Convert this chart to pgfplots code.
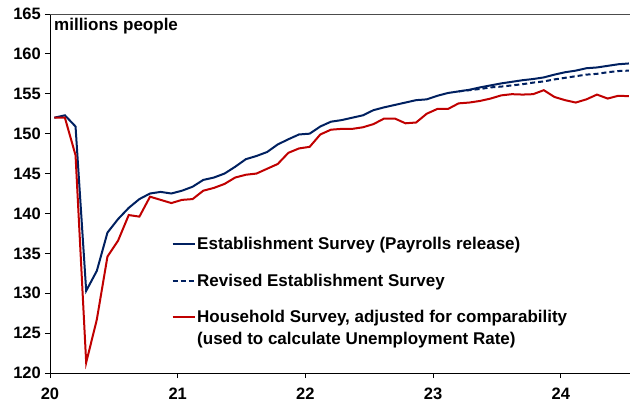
\documentclass[border=0pt]{standalone}
\usepackage{fontspec}
\setmainfont{Liberation Sans}
\usepackage{pgfplots}
\pgfplotsset{compat=1.18}
\usepackage{pgfplotstable}
\definecolor{navy}{RGB}{0,32,96}
\definecolor{dred}{RGB}{192,0,0}
\newcommand\lstrut{\rule[-4.5bp]{0pt}{17bp}}

% m = month index (0 = Jan 2020)
\pgfplotstableread{
m est hh
0 152.0 152.0
1 152.3 152.0
2 150.9 147.3
3 130.3 121.3
4 132.8 126.7
5 137.6 134.6
6 139.3 136.6
7 140.7 139.8
8 141.8 139.6
9 142.5 142.1
10 142.7 141.7
11 142.5 141.3
12 142.85 141.7
13 143.35 141.8
14 144.2 142.85
15 144.5 143.2
16 145.0 143.7
17 145.85 144.5
18 146.8 144.85
19 147.2 145.0
20 147.7 145.6
21 148.65 146.2
22 149.3 147.6
23 149.9 148.15
24 150.0 148.35
25 150.9 149.9
26 151.5 150.5
27 151.7 150.6
28 152.0 150.6
29 152.3 150.8
30 152.95 151.2
31 153.3 151.9
32 153.6 151.9
33 153.9 151.3
34 154.2 151.4
35 154.3 152.5
36 154.75 153.1
37 155.1 153.1
38 155.3 153.8
39 155.5 153.9
40 155.8 154.1
41 156.05 154.4
42 156.3 154.8
43 156.5 154.95
44 156.7 154.9
45 156.85 154.95
46 157.05 155.45
47 157.4 154.6
48 157.7 154.2
49 157.9 153.9
50 158.2 154.3
51 158.3 154.9
52 158.5 154.4
53 158.7 154.75
54 158.8 154.7
}\maintab

\pgfplotstableread{
m rev
38 155.3
39 155.45
40 155.6
41 155.8
42 155.9
43 156.05
44 156.2
45 156.4
46 156.55
47 156.8
48 157.0
49 157.2
50 157.4
51 157.5
52 157.7
53 157.85
54 157.9
}\revtab

\begin{document}
\begin{tikzpicture}
\useasboundingbox (-50bp,-28bp) rectangle (580bp,373bp);
\begin{axis}[
  scale only axis, width=580bp, height=359bp,
  xmin=-0.4, xmax=54.1, ymin=120, ymax=165,
  axis x line*=bottom, axis y line*=left,
  axis line style={black, line width=0.8bp},
  tick align=outside, major tick length=5bp,
  tick style={black, line width=0.8bp},
  xtick={-0.4,11.6,23.6,35.6,47.6}, xticklabels={20,21,22,23,24},
  ytick={120,125,...,165},
  minor tick num=0,
  ticklabel style={font=\fontsize{16.5bp}{18bp}\selectfont\bfseries},
  /pgf/number format/assume math mode=true,
  yticklabel style={inner xsep=4bp},
  xticklabel style={yshift=-6bp},
  legend cell align=left,
  legend image code/.code={\draw[#1] (0bp,0bp) -- (22bp,0bp);},
  legend style={draw=none, fill=none, at={(0.2095,0.3824)}, anchor=north west,
    inner sep=0pt, row sep=19.5bp,
    font=\fontsize{17bp}{19bp}\selectfont\bfseries,
    nodes={inner sep=1.5bp}},
]
\addplot[navy, line width=2bp] table[x=m,y=est]{\maintab};
\addlegendentry{\lstrut Establishment Survey (Payrolls release)}
\addplot[navy, line width=2bp, dash pattern=on 5bp off 3bp] table[x=m,y=rev]{\revtab};
\addlegendentry{\lstrut Revised Establishment Survey}
\addplot[dred, line width=2bp] table[x=m,y=hh]{\maintab};
\addlegendentry{\lstrut Household Survey, adjusted for comparability}
\addlegendimage{empty legend}
\addlegendentry{\lstrut\raisebox{15bp}[0pt][0pt]{(used to calculate Unemployment Rate)}}
\end{axis}
\draw[black!70, line width=0.8bp] (0,359bp) -- (580bp,359bp);
\node[anchor=base west, inner sep=0pt, font=\fontsize{17bp}{19bp}\selectfont\bfseries] at (4bp,342bp) {millions people};
\end{tikzpicture}
\end{document}
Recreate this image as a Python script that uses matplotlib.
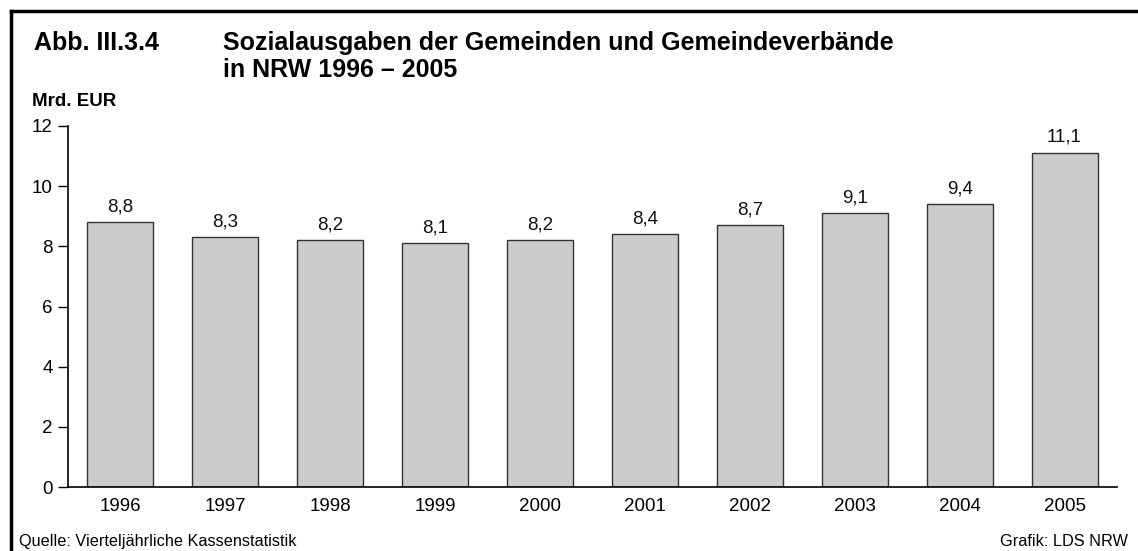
import matplotlib
matplotlib.use("Agg")
import matplotlib.pyplot as plt
from matplotlib.lines import Line2D

years = ["1996", "1997", "1998", "1999", "2000", "2001", "2002", "2003", "2004", "2005"]
values = [8.8, 8.3, 8.2, 8.1, 8.2, 8.4, 8.7, 9.1, 9.4, 11.1]
value_labels = ["8,8", "8,3", "8,2", "8,1", "8,2", "8,4", "8,7", "9,1", "9,4", "11,1"]
yticks = [0, 2, 4, 6, 8, 10, 12]

plt.rcParams['font.family'] = ['Liberation Sans', 'DejaVu Sans']

W, H = 1138, 551
fig = plt.figure(figsize=(W / 100, H / 100), dpi=100)

ax = fig.add_axes([68 / W, 1 - 487 / H, (1117 - 68) / W, (487 - 126) / H])
x = list(range(len(years)))
ax.bar(x, values, width=0.63, color="#cccccc", edgecolor="#333333", linewidth=1.0, zorder=2)
for xi, v, lab in zip(x, values, value_labels):
    ax.annotate(lab, (xi, v), xytext=(0, 8), textcoords="offset points",
                ha="center", va="baseline", fontsize=13.5, color="#111111")

ax.set_xlim(-0.5, len(years) - 0.5)
ax.set_ylim(0, 12)
ax.set_yticks(yticks)
ax.set_yticklabels([str(t) for t in yticks], fontsize=13.5)
ax.set_xticks(x)
ax.set_xticklabels(years, fontsize=13.5)
ax.tick_params(axis="x", length=0, pad=8)
ax.tick_params(axis="y", length=7, width=1, pad=4, direction="out")
for s in ["top", "right"]:
    ax.spines[s].set_visible(False)
ax.spines["left"].set_linewidth(1.2)
ax.spines["bottom"].set_linewidth(1.2)

# frame (top and left lines)
fig.add_artist(Line2D([11 / W, 1.0], [1 - 11 / H, 1 - 11 / H], transform=fig.transFigure, color="black", lw=2.5))
fig.add_artist(Line2D([11 / W, 11 / W], [0.0, 1 - 11 / H], transform=fig.transFigure, color="black", lw=2.5))

fig.text(34 / W, 1 - 50 / H, "Abb. III.3.4", fontsize=18, fontweight="bold", ha="left", va="baseline")
fig.text(223 / W, 1 - 50 / H, "Sozialausgaben der Gemeinden und Gemeindeverbände",
         fontsize=18, fontweight="bold", ha="left", va="baseline")
fig.text(223 / W, 1 - 77 / H, "in NRW 1996 – 2005",
         fontsize=18, fontweight="bold", ha="left", va="baseline")
fig.text(32 / W, 1 - 106 / H, "Mrd. EUR", fontsize=13.5, fontweight="bold", ha="left", va="baseline")
fig.text(19 / W, 1 - 546 / H, "Quelle: Vierteljährliche Kassenstatistik", fontsize=11.7, ha="left", va="baseline")
fig.text(1128 / W, 1 - 546 / H, "Grafik: LDS NRW", fontsize=11.7, ha="right", va="baseline")

fig.savefig("out.png", dpi=100)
----
_Objective_
Nothing but the lines from the one with "Recreate this image" through the one with "from matplotlib.lines import Line2D" should be copied, word for word. Pictures are left out.

_Complete response_
Recreate this image as a Python script that uses matplotlib.
import matplotlib
matplotlib.use("Agg")
import matplotlib.pyplot as plt
from matplotlib.lines import Line2D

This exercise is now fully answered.